Another approach is for the app to gather data while running to help identify the most likely cause of a frame drop. This is, in a way, how the app can profile itself. One way to do this is through the use of signals. The resulting data can be noisy, but it allows you to get profiling data in a sandboxed environment. It is impossible with traditional profiling on iOS with standard tools like Instruments and DTrace.
Signals and on-device profiling
To understand what a thread is doing, we suspend it by sending a signal to it and having a callback registered for the signal.
static void _callstack_signal_handler(int signr, siginfo_t *info, void *secret) {
callstack_size = backtrace(callstacks, 128);
}
struct sigaction sa;
sigfillset(&sa.sa_mask);
sa.sa_flags = SA_SIGINFO;
sa.sa_sigaction = _callstack_signal_handler;
sigaction(SIGPROF, &sa, NULL);
The operations that are signal-safe are pretty limited. Memory allocation, for instance, is not, so the only thing that we do in the signal handler is capture the current backtrace.
Firing the signal
Once the signal capturing is in place, we need a mechanism to fire the signal. It can’t be sent from the main thread, since that is the thread we are trying to track. GCD is a great abstraction for managing flow of executions. However, dispatch sources, the standard mechanism for supplying blocks of execution, lack the resolution to be executed as often as every 10 ms. NSThread offers the necessary granularity.
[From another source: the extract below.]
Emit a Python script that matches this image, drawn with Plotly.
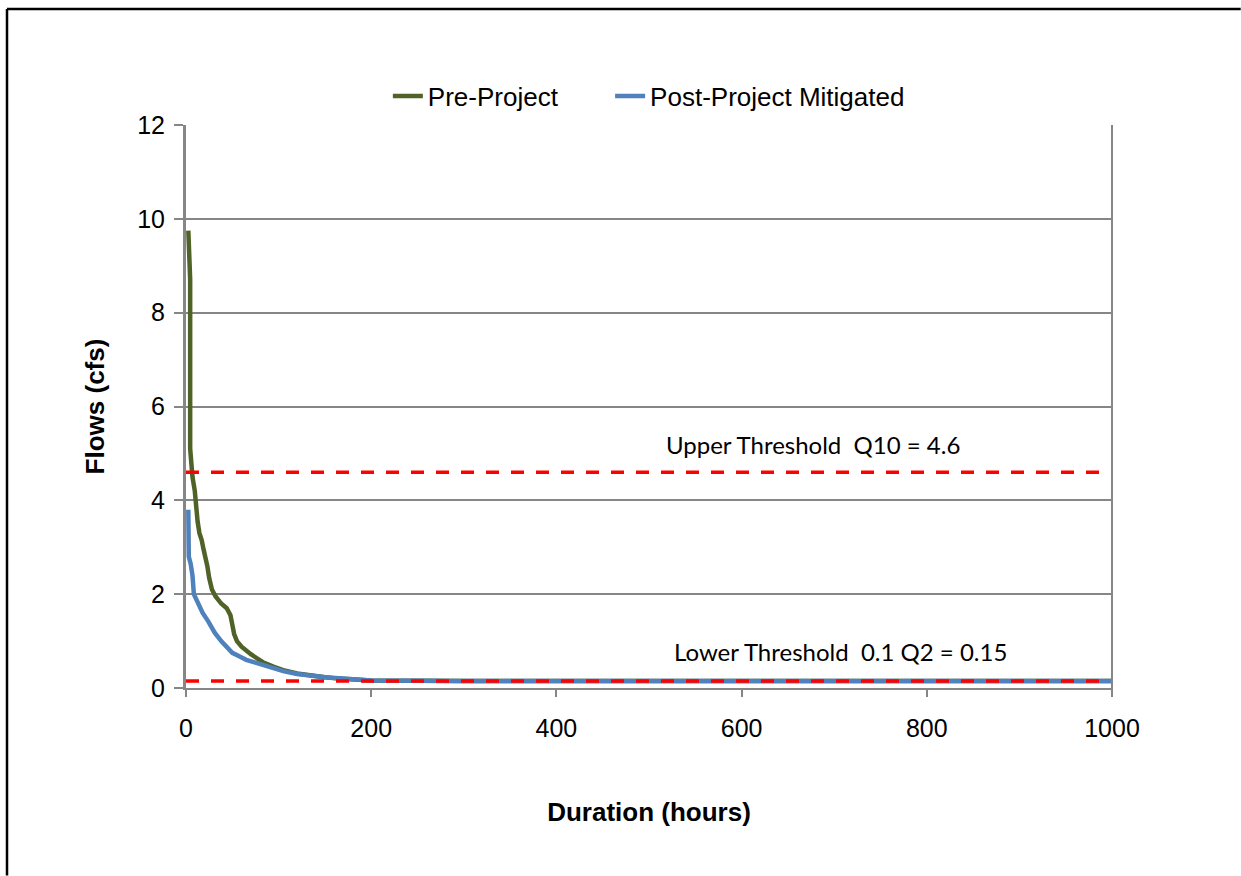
import plotly.graph_objects as go

# Flow-duration curves (hours exceeded vs. flow in cfs)
pre_hours = [2.5, 3.5, 4.5, 4.5, 5.5, 7, 9.5, 10.5, 12.5, 14.5, 17, 19, 21, 23, 25, 28, 32, 38,
             44, 48, 50, 52, 55, 60, 70, 83, 95, 105, 120, 135, 150, 165, 185, 200, 300, 1000]
pre_flow = [9.75, 9.2, 8.7, 5.1, 4.7, 4.5, 4.2, 3.85, 3.55, 3.3, 3.15, 2.95, 2.8, 2.6, 2.35, 2.1, 1.95, 1.8,
            1.7, 1.55, 1.35, 1.15, 1.0, 0.88, 0.72, 0.55, 0.45, 0.38, 0.31, 0.26, 0.23, 0.2, 0.17, 0.16, 0.15, 0.15]

post_hours = [2.5, 3, 3, 5, 7, 8.5, 12, 18, 24, 31, 38, 45, 50, 58, 65, 75, 85, 95, 105,
              120, 135, 150, 165, 185, 200, 300, 1000]
post_flow = [3.8, 3.5, 2.8, 2.65, 2.4, 2.0, 1.85, 1.6, 1.42, 1.18, 1.0, 0.85, 0.75, 0.67, 0.6, 0.54, 0.48,
             0.42, 0.36, 0.3, 0.26, 0.23, 0.21, 0.18, 0.16, 0.15, 0.15]

# Flow-control thresholds (cfs)
upper_threshold = 4.6
lower_threshold = 0.15
threshold_span = [0, 1000]

y_ticks = [0, 2, 4, 6, 8, 10, 12]
x_ticks = [0, 200, 400, 600, 800, 1000]

GRID = "#868686"
ARIAL = "Liberation Sans, Arial"
TICK_FONT = dict(family=ARIAL, size=25, color="black")
TITLE_FONT = dict(family=ARIAL, size=26, color="black")
LEGEND_FONT = dict(family=ARIAL, size=26, color="black")

fig = go.Figure()
fig.add_trace(go.Scatter(x=pre_hours, y=pre_flow, mode="lines", name="Pre-Project",
                         line=dict(color="#4F6228", width=4.5), legend="legend"))
fig.add_trace(go.Scatter(x=post_hours, y=post_flow, mode="lines", name="Post-Project Mitigated",
                         line=dict(color="#4F81BD", width=4.5), legend="legend2"))
for level in (upper_threshold, lower_threshold):
    fig.add_trace(go.Scatter(x=threshold_span, y=[level, level], mode="lines", showlegend=False,
                             line=dict(color="#FF0000", width=3.5, dash="13px,12px"), hoverinfo="skip"))

fig.add_annotation(x=677, y=5.2, xref="x", yref="y", showarrow=False,
                   text="Upper Threshold\u00a0\u00a0Q10 = 4.6",
                   font=dict(family="Lato", size=24, color="black"))
fig.add_annotation(x=707, y=0.77, xref="x", yref="y", showarrow=False,
                   text="Lower Threshold\u00a0\u00a00.1 Q2 = 0.15",
                   font=dict(family="Lato", size=24, color="black"))

# Right-hand edge of the plot area
fig.add_shape(type="line", xref="paper", yref="paper", x0=1, x1=1, y0=-0.012, y1=1,
              line=dict(color=GRID, width=2))
# Outer chart frame (top and left edges, running off the page)
fig.add_shape(type="line", xref="paper", yref="paper", x0=-0.1933, x1=1.139, y0=1.206, y1=1.206,
              line=dict(color="black", width=2.5), layer="above")
fig.add_shape(type="line", xref="paper", yref="paper", x0=-0.1933, x1=-0.1933, y0=-0.333, y1=1.206,
              line=dict(color="black", width=2.5), layer="above")

legend_common = dict(orientation="h", y=1.0515, yanchor="middle", xanchor="left",
                     font=LEGEND_FONT, bgcolor="rgba(0,0,0,0)", borderwidth=0)

fig.update_layout(
    width=1241, height=876,
    margin=dict(l=186, r=129, t=125, b=188),
    paper_bgcolor="white", plot_bgcolor="white",
    showlegend=True,
    legend=dict(x=0.218, **legend_common),
    legend2=dict(x=0.458, **legend_common),
    xaxis=dict(range=[0, 1000], tickvals=x_ticks, ticks="outside", ticklen=7, tickwidth=2,
               tickcolor=GRID, showline=True, linecolor=GRID, linewidth=2, showgrid=False,
               zeroline=False, tickfont=TICK_FONT, ticklabelstandoff=10,
               title=dict(text="<b>Duration (hours)</b>", standoff=62, font=TITLE_FONT)),
    yaxis=dict(range=[0, 12], tickvals=y_ticks, ticks="outside", ticklen=9, tickwidth=2,
               tickcolor=GRID, showline=True, linecolor=GRID, linewidth=3, showgrid=True,
               gridcolor=GRID, gridwidth=2, zeroline=False, tickfont=TICK_FONT,
               ticklabelstandoff=4,
               title=dict(text="<b>Flows (cfs)</b>", standoff=26, font=TITLE_FONT)),
)

fig.write_html("out.html")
When the main thread has a lot of work, and thus is likely to drop a frame, it will be given the most time to execute. Unfortunately, this means that our signaling thread is likely to be woken up until the main thread winds down and we miss the moment of heavy use. To work around this problem, we give the signal-firing thread a priority that is higher than the main thread. This ensures that we can capture a backtrace even when the main thread is at maximum utilization.
_trackerThread = [[NSThread alloc] initWithTarget:[self class] selector:@selector(_trackerLoop) object:nil];
_trackerThread.threadPriority = 1.0;
[_trackerThread start];
As is common with performance measurement, the act of measuring affects the app and can have additional performance implications of its own. Capturing the backtrace on an iPhone 4S takes roughly 1 microsecond, and when you have only 16 milliseconds, that’s quite a bit. Also, the act of suspending the main thread (to fire the signal) generates more context switching between threads and can slow down the app as a whole.
Thus, it is important to choose an ideal sampling policy and measure only when absolutely needed. In our case, we made a number of optimizations to when we sample. One straightforward example was to fire the signal only when the user is scrolling. Another change we made was to measure on only internal builds that employees use so that the measurement would not affect our production app.
Reporting and symbolication
Once the backtrace is captured, we aggregate them on the device and send them to the server in batches. The backtrace is, of course, unreadable — a collection of addresses — and needs to be symbolicated, for which there are a number of tools already available. Apple atos API, Google Breakpad, and Facebook’s atosl are a few examples. After symbolication, we aggregate the traces in a data-visualization tool to identify the parts of the system on which to focus our efforts and prevent regressions as we continue to improve our scroll performance.
Here is an example showing the CPU consumption of two versions of the Facebook app:
Try it out
This strategy has allowed us to detect a very large number of regressions before they hit production. We put a sample of this implementation on GitHub. We hope you will find it useful in projects of your own!